Task input ->

============

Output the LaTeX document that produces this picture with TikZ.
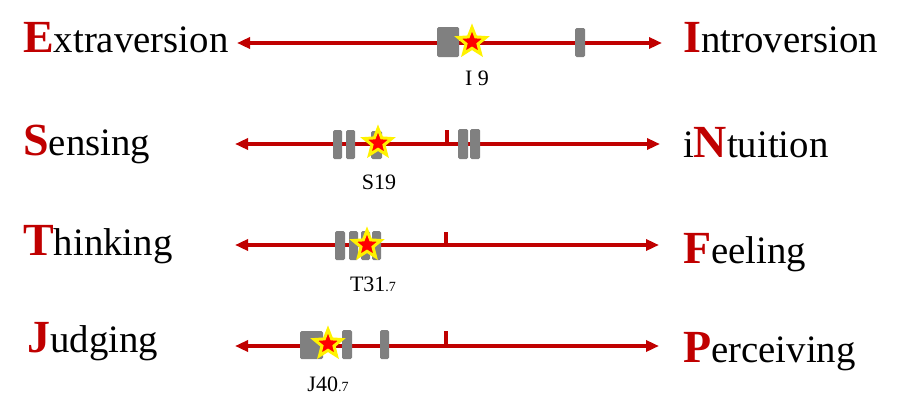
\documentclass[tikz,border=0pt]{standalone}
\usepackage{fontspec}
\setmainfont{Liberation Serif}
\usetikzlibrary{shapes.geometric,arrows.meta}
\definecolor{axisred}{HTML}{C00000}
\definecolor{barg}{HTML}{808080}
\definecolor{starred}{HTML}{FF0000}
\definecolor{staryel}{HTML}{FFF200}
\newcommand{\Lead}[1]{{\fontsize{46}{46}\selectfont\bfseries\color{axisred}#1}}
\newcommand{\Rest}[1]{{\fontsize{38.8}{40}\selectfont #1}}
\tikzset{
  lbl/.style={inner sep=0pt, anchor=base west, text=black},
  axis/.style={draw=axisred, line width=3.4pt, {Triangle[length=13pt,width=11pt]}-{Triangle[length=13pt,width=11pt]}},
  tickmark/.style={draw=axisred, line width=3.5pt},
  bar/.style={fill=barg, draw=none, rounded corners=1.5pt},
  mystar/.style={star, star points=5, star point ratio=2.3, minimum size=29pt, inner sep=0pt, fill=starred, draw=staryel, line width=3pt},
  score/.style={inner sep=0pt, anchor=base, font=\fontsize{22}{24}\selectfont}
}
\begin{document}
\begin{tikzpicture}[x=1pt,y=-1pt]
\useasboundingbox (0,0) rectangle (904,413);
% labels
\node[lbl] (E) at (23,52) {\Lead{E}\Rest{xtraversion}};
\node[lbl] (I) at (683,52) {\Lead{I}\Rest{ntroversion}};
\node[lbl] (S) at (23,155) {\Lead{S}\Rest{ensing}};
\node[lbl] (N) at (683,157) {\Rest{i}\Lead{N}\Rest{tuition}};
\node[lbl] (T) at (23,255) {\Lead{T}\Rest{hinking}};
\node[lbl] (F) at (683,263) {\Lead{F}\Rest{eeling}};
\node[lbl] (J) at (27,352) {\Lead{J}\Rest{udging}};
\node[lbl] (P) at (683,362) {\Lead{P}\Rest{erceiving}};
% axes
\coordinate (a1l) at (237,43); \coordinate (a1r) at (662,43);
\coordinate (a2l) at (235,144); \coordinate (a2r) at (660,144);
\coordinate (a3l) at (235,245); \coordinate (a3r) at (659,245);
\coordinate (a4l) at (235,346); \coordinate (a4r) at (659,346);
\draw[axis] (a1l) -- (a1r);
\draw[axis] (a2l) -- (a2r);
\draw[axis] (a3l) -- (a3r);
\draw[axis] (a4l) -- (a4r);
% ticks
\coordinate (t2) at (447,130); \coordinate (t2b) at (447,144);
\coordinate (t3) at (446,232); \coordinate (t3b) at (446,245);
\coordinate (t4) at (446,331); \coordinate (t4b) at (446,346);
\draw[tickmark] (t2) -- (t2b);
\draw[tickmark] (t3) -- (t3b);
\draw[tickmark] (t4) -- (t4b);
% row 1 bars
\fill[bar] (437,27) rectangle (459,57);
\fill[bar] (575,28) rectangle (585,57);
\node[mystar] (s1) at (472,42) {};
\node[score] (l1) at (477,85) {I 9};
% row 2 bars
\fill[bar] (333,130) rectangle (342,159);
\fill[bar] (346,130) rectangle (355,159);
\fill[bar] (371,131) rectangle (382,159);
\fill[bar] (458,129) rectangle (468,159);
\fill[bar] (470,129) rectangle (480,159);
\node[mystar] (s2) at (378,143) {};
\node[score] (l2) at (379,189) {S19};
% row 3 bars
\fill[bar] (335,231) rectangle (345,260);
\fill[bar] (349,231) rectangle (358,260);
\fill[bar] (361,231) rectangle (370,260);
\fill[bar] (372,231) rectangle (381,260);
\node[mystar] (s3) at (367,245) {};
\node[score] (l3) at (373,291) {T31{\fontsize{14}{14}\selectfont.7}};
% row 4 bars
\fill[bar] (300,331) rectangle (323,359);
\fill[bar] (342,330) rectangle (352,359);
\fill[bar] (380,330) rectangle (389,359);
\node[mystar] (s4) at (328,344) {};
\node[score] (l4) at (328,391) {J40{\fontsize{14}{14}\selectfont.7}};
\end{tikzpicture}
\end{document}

============

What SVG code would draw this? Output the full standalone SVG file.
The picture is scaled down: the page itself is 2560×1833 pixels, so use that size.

============

To be done -> Pick out lines containing the word "Output", each one as written.

Exercise solution ->
Output the LaTeX document that produces this picture with TikZ.
What SVG code would draw this? Output the full standalone SVG file.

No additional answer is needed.